As soon as i put the car in neutral and pull the ebrake, the most fascinating thing that has happened to me occurs. (Im going to try and describe this the best as i can, please bare with me). My eyes close, and from that moment I was “lifted” from my body. I literally looked down and seen the whole area i was in. At this time i was high up in the air. From their it was on. I started traveling at supersonic speeds strait to the pyramids at Giza. From there i went into the cosmos. More specifically orions belt. Once i reached the stars, it was like the ultimate truth about life was revealed to me, and how everything works. Now keep in mind that, i have no idea about the things that were told to me, all i can remember is that the number 3 had a lot to do with everything.

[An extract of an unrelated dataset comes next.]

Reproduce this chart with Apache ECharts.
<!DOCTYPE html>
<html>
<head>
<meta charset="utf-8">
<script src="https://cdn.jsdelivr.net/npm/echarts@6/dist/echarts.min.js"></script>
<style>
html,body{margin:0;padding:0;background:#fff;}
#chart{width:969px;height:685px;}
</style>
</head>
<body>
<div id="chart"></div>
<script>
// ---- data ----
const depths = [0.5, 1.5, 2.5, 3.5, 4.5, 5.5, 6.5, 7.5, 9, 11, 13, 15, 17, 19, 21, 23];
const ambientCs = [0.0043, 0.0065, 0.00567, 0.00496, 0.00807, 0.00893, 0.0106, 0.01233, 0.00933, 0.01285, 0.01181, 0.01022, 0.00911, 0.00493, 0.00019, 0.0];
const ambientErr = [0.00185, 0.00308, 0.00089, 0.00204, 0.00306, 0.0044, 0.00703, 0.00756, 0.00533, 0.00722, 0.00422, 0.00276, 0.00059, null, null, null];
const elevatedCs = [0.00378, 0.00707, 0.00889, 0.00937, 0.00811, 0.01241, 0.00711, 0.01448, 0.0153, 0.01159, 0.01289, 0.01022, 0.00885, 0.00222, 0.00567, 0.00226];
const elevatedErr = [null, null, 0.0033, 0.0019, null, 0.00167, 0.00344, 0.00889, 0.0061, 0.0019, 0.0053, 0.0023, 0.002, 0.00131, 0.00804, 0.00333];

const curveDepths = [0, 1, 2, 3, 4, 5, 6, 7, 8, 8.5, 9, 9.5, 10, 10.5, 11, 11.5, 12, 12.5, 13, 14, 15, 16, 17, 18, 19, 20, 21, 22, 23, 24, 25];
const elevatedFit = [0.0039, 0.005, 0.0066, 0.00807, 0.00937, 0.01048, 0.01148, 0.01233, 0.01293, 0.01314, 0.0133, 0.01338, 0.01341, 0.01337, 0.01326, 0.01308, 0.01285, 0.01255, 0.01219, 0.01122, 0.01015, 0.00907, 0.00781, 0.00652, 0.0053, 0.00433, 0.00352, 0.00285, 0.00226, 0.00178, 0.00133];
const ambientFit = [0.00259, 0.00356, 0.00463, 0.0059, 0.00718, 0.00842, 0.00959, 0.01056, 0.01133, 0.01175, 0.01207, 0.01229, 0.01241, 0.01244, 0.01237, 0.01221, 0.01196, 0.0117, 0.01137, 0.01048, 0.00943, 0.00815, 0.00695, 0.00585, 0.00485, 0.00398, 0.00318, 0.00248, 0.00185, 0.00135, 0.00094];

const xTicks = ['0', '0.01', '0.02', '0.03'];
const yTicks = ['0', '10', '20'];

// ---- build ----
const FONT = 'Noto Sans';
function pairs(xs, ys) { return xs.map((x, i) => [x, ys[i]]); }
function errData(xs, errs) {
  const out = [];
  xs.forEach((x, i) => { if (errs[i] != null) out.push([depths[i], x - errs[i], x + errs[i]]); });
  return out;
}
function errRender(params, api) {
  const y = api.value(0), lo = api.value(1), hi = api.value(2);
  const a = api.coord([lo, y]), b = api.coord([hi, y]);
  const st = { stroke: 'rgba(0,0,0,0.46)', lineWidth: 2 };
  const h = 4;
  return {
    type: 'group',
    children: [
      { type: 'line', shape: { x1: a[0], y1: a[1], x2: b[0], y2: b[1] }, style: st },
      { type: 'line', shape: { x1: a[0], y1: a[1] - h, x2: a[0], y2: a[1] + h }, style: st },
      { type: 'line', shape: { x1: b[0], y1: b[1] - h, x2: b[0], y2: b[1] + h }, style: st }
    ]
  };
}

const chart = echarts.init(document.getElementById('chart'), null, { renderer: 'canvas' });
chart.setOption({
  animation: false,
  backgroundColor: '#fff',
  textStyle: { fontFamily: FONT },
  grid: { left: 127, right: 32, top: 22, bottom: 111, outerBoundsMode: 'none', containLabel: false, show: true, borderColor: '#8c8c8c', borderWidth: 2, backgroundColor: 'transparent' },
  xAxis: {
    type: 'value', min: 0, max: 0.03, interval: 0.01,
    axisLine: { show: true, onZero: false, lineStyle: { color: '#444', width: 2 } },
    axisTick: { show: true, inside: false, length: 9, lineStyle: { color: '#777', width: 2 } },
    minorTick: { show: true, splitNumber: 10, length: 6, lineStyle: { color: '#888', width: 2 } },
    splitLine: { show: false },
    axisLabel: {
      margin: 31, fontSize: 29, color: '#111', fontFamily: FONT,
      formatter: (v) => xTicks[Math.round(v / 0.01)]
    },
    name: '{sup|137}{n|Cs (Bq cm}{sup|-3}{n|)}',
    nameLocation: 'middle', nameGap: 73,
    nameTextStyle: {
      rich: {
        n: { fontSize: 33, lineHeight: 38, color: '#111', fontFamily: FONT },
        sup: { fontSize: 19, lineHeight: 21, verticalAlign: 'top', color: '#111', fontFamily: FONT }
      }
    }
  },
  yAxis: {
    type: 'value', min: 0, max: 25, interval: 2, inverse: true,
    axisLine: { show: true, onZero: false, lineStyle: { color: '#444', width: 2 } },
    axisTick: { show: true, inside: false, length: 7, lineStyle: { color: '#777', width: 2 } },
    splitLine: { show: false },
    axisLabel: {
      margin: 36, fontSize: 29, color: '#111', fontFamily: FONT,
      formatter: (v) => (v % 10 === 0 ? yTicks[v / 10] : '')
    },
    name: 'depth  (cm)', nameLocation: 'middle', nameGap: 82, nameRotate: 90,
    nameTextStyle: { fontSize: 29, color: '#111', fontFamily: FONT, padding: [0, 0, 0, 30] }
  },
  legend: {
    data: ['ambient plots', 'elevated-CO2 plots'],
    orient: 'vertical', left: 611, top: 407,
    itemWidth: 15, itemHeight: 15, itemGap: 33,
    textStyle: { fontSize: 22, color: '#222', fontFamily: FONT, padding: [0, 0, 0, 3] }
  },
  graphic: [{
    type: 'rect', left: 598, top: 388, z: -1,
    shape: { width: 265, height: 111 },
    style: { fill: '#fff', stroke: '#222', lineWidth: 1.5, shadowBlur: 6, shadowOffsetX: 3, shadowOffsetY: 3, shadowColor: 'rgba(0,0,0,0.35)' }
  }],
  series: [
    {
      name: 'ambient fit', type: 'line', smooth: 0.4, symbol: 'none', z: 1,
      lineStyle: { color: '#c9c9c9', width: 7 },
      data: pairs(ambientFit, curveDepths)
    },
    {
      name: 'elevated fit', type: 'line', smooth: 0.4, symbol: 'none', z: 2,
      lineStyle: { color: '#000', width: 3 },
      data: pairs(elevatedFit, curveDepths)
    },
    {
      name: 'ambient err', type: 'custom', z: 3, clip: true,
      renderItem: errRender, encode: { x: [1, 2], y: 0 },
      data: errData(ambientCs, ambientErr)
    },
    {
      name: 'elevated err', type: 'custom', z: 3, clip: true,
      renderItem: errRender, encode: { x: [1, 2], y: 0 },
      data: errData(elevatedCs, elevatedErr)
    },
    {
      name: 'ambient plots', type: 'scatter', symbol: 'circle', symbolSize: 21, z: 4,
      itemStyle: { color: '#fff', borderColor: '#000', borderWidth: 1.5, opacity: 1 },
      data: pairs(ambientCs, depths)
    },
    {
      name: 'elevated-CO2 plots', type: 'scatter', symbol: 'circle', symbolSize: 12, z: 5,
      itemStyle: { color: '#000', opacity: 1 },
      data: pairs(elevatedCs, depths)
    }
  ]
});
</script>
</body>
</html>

This is the part that really gets me. Towards the end of this encounter, after this stellar trip, there was a really bright light. And i swear on everything i was asked if i wanted to leave this body and go to where life originated. I hesistated for a split second, second guessing myself and said no, i was thinking about all the things left undone here. And just like that the whole thing was over. I couldnt believe that i gave up an opportunity to be with this ultimate truth, and i then closed my eyes back and tried soooo hard to go back to the same state that i was in, but no matter how hard i tried, i couldn’t get back to the same state i was in. When i looked in my rearview mirror, I HAD BEEN COMPLETELY BAWLING like a baby, but it was the weirdest feeling through all of this. I really cant explain how or what i had felt. It was like a catharsis, a purging of all emotions. I was happy and sad…Scared, anxious, worried, relieved. It was the most wonderful thing i have ever felt in my life. My eyes were bloodshot red and shirt was nearly soaked with tears.
I sat in my car for nearly 10 minutes wondering and trying to figure out what exactly had happened to me. To this day i cant and never have been able to achieve the state i was in. I’ve tried, Hard.

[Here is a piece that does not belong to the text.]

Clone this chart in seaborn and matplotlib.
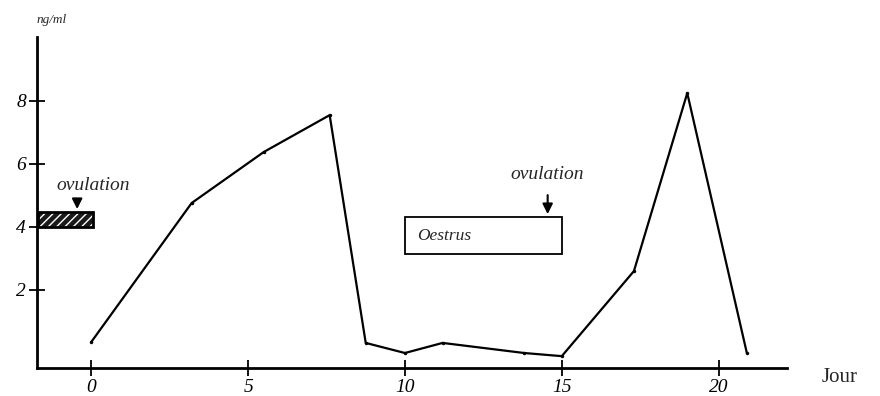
import matplotlib
matplotlib.use("Agg")
import matplotlib.pyplot as plt
import seaborn as sns
import pandas as pd
from matplotlib.patches import Rectangle

# Data
jour = [0, 3.2, 5.5, 7.6, 8.75, 10, 11.2, 13.8, 15, 17.3, 19.0, 20.9]
ng_ml = [0.35, 4.76, 6.38, 7.55, 0.32, 0.0, 0.32, 0.0, -0.1, 2.6, 8.25, 0.0]
x_ticks = [0, 5, 10, 15, 20]
y_ticks = [2, 4, 6, 8]
y_label = "ng/ml"
x_label = "Jour"
oestrus_label = "Oestrus"
ovulation_label = "ovulation"

df = pd.DataFrame({"jour": jour, "ng_ml": ng_ml})

sns.set_style("ticks")
plt.rcParams["font.family"] = ["Liberation Serif", "DejaVu Serif"]

fig = plt.figure(figsize=(8.8, 3.96), dpi=100)
ax = fig.add_axes([37 / 880, 1 - 368 / 396, (787 - 37) / 880, (368 - 37) / 396])

sns.lineplot(data=df, x="jour", y="ng_ml", ax=ax, color="black", lw=1.6,
             marker="o", markersize=2.5, markeredgewidth=0, sort=False)

ax.set_xlim(-1.73, 22.18)
ax.set_ylim(-0.476, 10.03)
ax.set_xticks(x_ticks)
ax.set_yticks(y_ticks)
ax.set_xticklabels([str(t) for t in x_ticks], fontstyle="italic", fontsize=14)
ax.set_yticklabels([str(t) for t in y_ticks], fontstyle="italic", fontsize=14)
ax.tick_params(axis="both", direction="inout", length=12, width=1.3, colors="black")
ax.tick_params(axis="x", pad=2)
ax.tick_params(axis="y", pad=2)
ax.set_xlabel("")
ax.set_ylabel("")
sns.despine(ax=ax)
for s in ["left", "bottom"]:
    ax.spines[s].set_linewidth(2)
    ax.spines[s].set_color("black")

# Left hatched ovulation box (dark fill with light hatching)
ax.add_patch(Rectangle((-1.7, 4.0), 1.75, 0.48, facecolor="#1a1a1a", edgecolor="white",
                       hatch="////", lw=0, clip_on=False))
ax.add_patch(Rectangle((-1.7, 4.0), 1.75, 0.48, facecolor="none", edgecolor="black",
                       lw=2.0, clip_on=False))
ax.annotate("", xy=(-0.45, 4.48), xytext=(-0.45, 4.9),
            arrowprops=dict(arrowstyle="-|>", color="black", lw=1.5, mutation_scale=15))
ax.text(-1.1, 5.33, ovulation_label, fontstyle="italic", fontsize=14,
        ha="left", va="center")

# Oestrus box
ax.add_patch(Rectangle((10.0, 3.14), 5.0, 1.18, facecolor="white", edgecolor="black", lw=1.3))
ax.text(10.4, 3.72, oestrus_label, fontstyle="italic", fontsize=12.5, ha="left", va="center")
ax.annotate("", xy=(14.55, 4.32), xytext=(14.55, 5.1),
            arrowprops=dict(arrowstyle="-|>", color="black", lw=1.5, mutation_scale=15))
ax.text(14.55, 5.68, ovulation_label, fontstyle="italic", fontsize=14,
        ha="center", va="center")

fig.text(37 / 880, 1 - 20 / 396, y_label, fontstyle="italic", fontsize=9.5,
         ha="left", va="center")
fig.text(822 / 880, 1 - 378 / 396, x_label, fontsize=15, ha="left", va="center")

fig.savefig("out.png", dpi=100)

I personally believe in the Ancient Astronaut Theory, and i somehow believe that i was lead to where our Ancestors, the Gods, are from. Somehow something spiritual happened, with the people that created us.
All i know is that i kick my self in the ass everyday for not accepting the invitation to go and be with them. I know i was almost there. My heart was about to explode is was beating so hard. I shouldnt have second guessed myself and refused the offer. The whole situation was weird. I guess what im trying to get at by coming on here and reporting my experience with you guys, is to see if anyone, someone, on here has had anything similar happen to them. I feel lost and upset that i let that opportunity go. I was so close, and im telling you, it felt soo good….soo right…so perfect. Way better than being a stuck in physical form here on the rock.
I know all this sounds crazy and like i was on some good LSD…but believe me, i’ve tripped hard in my day..and i mean HARD. Never during any of my profound tripping experiences have i ever come closeto feeling the way i did or seeing the things i seen. I havent even done acid in like 9 years. Im so sketched out about the whole thing. Please dont waste your time posting derogatory statements and judging what i said in a smart-alec way. I know what i felt and i know what i saw. Someone please, please, let me know if you have had something similar happen. Much appreciated, Ryan.